Below find the reported causes for the changes in price of oil for the first 7 days that CL Jan 09 has been the front month contract. The story is mostly the economy and plenty of news that the downturn in China will be worse than expected. (Including from the Chinese themselves.) US consumer spending down 1%. Everywhere manufacturing is contracting. Contango continues. 7.3 million barrel build in commercial stocks in the US ... refiners are taking out tankers to store the stuff. The rest is OPEC, it's decision not to cut production allocations and the loud determination to cut soon. They ask Russia to join. (Ever get the feeling that they're yelling: "Oh don't throw me in that briar patch! After all, much of OPEC's competition in the form of marginal production is taking much worse a bath than they.)
NYMEX light sweet versus the euro:
Oil is still in an incredibly steep contango ("super contango") all along the curve and has even widened some. The differential between the front month (CL Jan 09) and last month (CL Dec 2016) contracts is $37.04/b or 78.9% of the front month price! The differential between the front month and a contract one year out (CL Jan 10) is $13.20/b or 28.1% of the front month price!
The Commitment of Traders Report as of November 25 doesn't indicate market direction. Open interest (the number of futures--and options--contracts on the market) is pretty much unchanged from the week prior.
I decided to take a look at the differential between heavy sours and sweet light to see if that would give us a better sense of the market's direction. I looked at the differential between the average spot price of WTI at Cushing for each week minus the average price each week for three heavy sour crudes as determined by the EIA.
(WTI is a sweet light crude, which is easy to refine into profitable products. Heavy sour crudes require sophisticated refineries in order to yield enough profitable products at specification. A specification is the legal requirement for any petroleum product--driven by performance or environmental concerns--in any given country. Light sweet curdes therefore typically sell at a premium to heavy crudes.)
The spike in the differential at September is from Hurricane Ike, which eliminated more than 2 mb/d in US demand. But, if you look at the differentials versus the price of WTI, you'll notice that at the price peak, they were much smaller percentages of the cost of light sweet than they are now.

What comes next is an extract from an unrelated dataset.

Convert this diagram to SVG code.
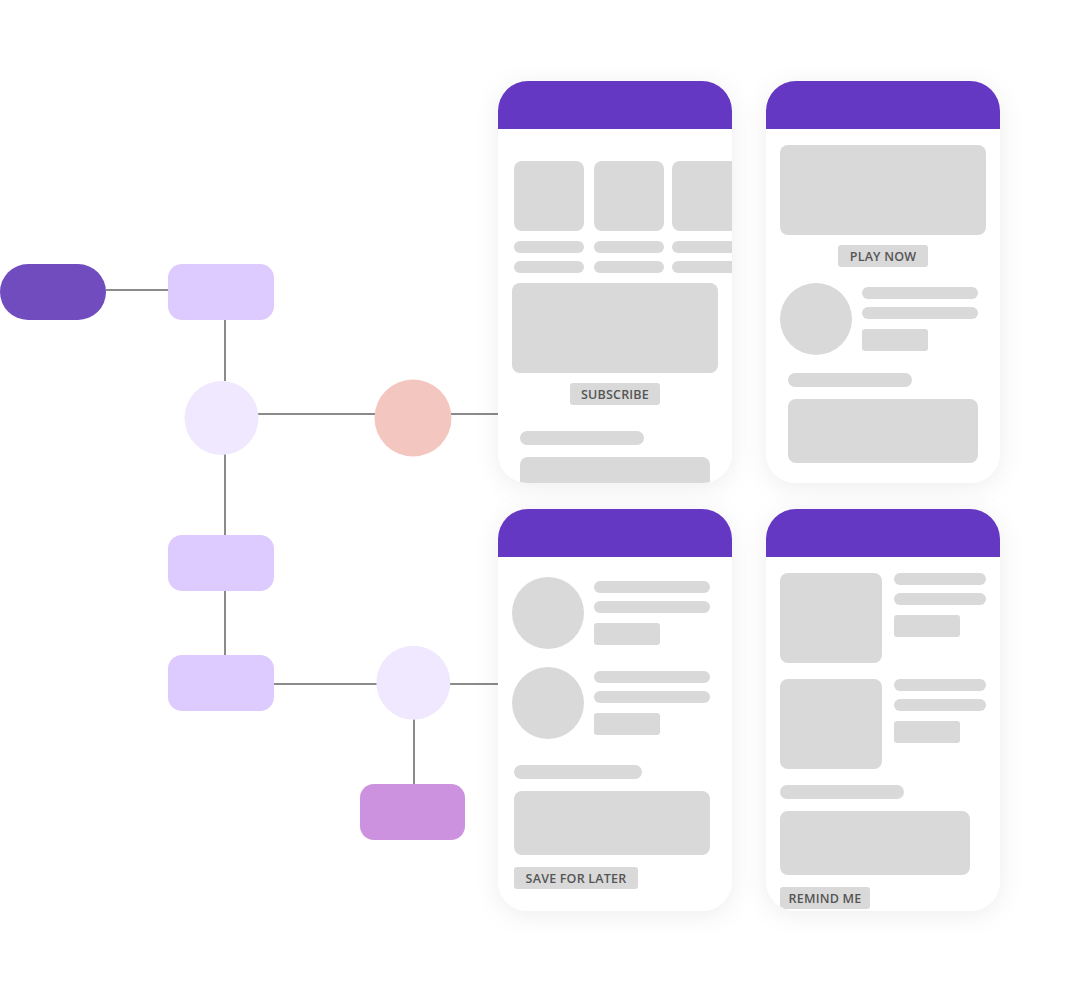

Khafji, which is produced in the Persian Gulf with API 28 and 2.85%wtS (% weight sulfur), had a differential of $6.50/b for the week's prices ending July 4 and a $4.24/b differential for the week ending November 21. That translates into a 4.6% differential in July and an 8.1% differential in November.
But the real story looks to be the differential between WTI and Maya, a major Mexican crude stream with an API of 22 and 3.3%wtS. The differential at July 4 was an average of 13.2% and an average of 31.1% for the week of November 21. In absolute terms they are not so different, moreover. Production is down in Mexico, but it seems that there are not many alternative lifters to the US. This suggests to me that there is very little demand out there, which is what everyone has been saying of course, but is another data point to draw from.